A modern slow-speed 2-stroke marine diesel rejects around 5 to 8 percent of the energy available in the fuel through jacket water cooling. That means if a unit of fuel contains 100 BTUs, somewhere between 5 and 8 of those BTUs will be removed from the cylinder by the cooling water.
Now, your assignment, should you choose to accept it, is to determine the number of BTUs required to produce a volume of steam that will fill the cylinder at a pressure equal to the firing pressure average (you can use BMEP since that figure is widely published for any given engine) and then figure out if there is (1): enough heat to evaporate the required amount of water, and (2): if cooling that cylinder through the “steampower” stroke will still keep it hot enough to prevent condensation in the cylinder which will kill the engine in very short order.
I think you will find that there really is no free lunch in the energy conversion business, and that is the underlying business of a marine engineer. It is also what makes this job so fascinating, once you get beyond the mechanics of keeping the plant online it becomes art and then it is really fun.
Look up: Large 2-stroke marine engine heat balance
Saturated steam tables (red flag word there)
Waste heat recovery
Combined cycle powerplants
Good luck and have fun[/quote]
Well, here’s my attempt:
Assuming a BMEP of 10 bar, a cylinder size of 100 mL, and an operating temperature of 110 degC.

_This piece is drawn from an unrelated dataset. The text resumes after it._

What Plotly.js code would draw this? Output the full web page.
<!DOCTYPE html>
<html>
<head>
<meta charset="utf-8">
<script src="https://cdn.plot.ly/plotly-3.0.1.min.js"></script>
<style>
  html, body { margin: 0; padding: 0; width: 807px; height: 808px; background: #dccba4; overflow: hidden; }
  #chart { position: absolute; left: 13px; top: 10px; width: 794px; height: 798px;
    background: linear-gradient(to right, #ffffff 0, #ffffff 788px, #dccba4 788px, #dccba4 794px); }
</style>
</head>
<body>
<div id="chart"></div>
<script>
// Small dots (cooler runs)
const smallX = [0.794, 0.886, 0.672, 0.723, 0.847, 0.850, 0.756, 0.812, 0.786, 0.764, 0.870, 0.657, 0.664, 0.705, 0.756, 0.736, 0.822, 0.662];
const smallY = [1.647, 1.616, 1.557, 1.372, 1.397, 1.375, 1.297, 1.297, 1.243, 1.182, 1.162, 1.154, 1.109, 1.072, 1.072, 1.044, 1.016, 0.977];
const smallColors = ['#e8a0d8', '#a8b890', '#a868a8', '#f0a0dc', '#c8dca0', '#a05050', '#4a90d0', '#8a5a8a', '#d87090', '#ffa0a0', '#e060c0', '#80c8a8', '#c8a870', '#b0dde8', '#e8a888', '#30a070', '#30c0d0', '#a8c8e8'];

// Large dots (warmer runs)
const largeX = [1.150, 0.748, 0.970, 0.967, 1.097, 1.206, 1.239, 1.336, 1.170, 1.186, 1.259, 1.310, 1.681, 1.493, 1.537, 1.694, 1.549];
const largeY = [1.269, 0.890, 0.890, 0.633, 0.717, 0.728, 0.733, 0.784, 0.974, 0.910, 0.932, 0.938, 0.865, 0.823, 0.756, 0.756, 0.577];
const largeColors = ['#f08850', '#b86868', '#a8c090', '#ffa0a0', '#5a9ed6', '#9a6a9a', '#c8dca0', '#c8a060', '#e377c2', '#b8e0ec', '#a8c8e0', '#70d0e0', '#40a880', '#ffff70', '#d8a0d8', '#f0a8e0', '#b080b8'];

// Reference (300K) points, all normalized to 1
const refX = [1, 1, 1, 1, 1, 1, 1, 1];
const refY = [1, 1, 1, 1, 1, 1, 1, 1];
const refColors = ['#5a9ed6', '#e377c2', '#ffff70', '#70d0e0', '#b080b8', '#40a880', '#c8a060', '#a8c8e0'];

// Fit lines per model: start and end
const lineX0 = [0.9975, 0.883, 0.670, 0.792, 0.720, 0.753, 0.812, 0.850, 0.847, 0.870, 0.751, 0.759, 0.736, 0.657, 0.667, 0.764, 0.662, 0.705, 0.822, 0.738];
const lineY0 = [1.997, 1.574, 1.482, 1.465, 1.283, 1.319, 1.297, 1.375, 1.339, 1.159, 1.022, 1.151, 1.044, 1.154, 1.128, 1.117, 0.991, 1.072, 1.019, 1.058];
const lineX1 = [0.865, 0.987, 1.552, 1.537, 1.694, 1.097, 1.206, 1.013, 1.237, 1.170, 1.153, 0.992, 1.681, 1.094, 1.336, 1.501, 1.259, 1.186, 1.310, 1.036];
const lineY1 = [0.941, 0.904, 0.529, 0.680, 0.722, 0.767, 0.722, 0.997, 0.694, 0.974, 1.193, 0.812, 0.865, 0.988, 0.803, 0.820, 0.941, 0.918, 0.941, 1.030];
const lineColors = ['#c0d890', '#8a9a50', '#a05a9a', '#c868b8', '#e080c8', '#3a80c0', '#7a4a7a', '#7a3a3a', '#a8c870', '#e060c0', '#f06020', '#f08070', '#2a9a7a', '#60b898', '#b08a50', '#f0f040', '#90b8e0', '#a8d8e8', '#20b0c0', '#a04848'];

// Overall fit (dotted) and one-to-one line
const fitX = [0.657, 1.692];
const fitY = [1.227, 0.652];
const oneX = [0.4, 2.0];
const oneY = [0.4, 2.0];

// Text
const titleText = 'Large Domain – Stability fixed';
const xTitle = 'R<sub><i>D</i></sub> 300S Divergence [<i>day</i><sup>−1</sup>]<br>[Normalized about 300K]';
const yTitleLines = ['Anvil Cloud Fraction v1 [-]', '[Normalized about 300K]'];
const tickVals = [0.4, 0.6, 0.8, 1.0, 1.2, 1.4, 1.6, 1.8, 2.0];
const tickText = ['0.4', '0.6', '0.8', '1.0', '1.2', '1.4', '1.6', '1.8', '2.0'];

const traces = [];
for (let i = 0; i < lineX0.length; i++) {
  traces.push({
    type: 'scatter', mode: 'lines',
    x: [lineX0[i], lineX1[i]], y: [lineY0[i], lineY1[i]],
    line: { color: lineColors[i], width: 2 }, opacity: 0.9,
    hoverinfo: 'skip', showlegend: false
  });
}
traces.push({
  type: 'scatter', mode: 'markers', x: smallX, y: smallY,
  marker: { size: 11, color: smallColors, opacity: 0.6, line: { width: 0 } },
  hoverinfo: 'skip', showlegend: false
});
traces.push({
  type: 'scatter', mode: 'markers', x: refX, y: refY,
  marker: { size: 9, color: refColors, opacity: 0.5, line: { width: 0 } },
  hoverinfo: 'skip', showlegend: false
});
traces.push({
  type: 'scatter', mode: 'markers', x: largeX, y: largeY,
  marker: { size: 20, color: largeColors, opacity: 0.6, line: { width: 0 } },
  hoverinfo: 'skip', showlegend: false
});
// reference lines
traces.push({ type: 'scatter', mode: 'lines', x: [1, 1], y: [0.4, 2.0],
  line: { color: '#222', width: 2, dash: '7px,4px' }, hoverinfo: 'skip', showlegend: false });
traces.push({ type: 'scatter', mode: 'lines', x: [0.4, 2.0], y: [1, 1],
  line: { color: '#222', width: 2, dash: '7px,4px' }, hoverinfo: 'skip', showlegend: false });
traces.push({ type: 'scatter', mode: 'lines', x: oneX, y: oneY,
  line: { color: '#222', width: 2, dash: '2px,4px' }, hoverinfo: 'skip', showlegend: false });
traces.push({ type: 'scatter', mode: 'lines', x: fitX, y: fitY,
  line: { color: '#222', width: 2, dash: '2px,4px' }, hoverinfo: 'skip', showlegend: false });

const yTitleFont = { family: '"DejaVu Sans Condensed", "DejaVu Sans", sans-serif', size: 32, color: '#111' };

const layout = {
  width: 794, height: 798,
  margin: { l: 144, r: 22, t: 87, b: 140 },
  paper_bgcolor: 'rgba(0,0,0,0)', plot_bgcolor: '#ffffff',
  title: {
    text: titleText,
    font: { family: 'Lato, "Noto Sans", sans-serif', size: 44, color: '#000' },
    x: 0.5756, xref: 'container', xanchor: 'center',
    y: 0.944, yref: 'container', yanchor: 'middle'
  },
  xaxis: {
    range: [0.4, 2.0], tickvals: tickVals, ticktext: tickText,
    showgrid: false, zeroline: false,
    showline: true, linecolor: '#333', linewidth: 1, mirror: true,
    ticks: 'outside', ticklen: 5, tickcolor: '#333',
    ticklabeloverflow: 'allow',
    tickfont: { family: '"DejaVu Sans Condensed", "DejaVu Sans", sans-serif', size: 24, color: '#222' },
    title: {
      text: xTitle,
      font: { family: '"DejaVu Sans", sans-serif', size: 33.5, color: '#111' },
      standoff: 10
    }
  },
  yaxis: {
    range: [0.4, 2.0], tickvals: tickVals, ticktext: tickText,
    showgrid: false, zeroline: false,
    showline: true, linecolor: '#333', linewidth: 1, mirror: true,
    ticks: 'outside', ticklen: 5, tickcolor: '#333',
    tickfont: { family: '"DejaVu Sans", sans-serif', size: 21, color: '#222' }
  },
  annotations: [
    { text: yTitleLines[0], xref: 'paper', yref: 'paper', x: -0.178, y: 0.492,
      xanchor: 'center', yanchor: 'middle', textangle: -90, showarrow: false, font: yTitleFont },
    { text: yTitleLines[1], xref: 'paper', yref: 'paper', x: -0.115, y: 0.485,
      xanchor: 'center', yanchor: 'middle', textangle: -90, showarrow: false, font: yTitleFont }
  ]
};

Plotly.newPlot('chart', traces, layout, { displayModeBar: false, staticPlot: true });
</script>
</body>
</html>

We need to vaporize enough water to fill a 100 mL cyinder at 10 bar at 110 degC.
Now, according to the ideal gas eqn, the number of moles needed to fill 100 mL at 10 bar, at an operating temp of 110 degC is (values will be converted to atmospheres, liters, and Kelvins):
n=(9.87 atm * .1 L)/(.0821 L-atm/mol-degK * 383K)
So we need enough heat to vaporize 0.0314 mols of water, and get it to a temperature of 110 degC. The molar mass of water is 18.015 g/mol, so we need .566 g of water
The specific heat of water is 4.184 J/g/degC. Assuming the water is at 0C, we need to add
4.184 J/g/degC * .566 g * 100 degC= 23.68 J of heat
Then we need to add 2.257 J/g/degC to vaporize it, or 0.1277 J of heat.
Then we need to add more heat to bring it up to 110 degC, or
2.080 J/g/degC * .566 g * 10 degC = 11.77 J
Total heat needed is 35.58 J
And I did figure out that since 100 mL of steam can be produced from .566 mL of water, the water will expand 176.68 times in this enviroment.
Now, I’m stuck at answering the other questions, and I doubt this answer is correct.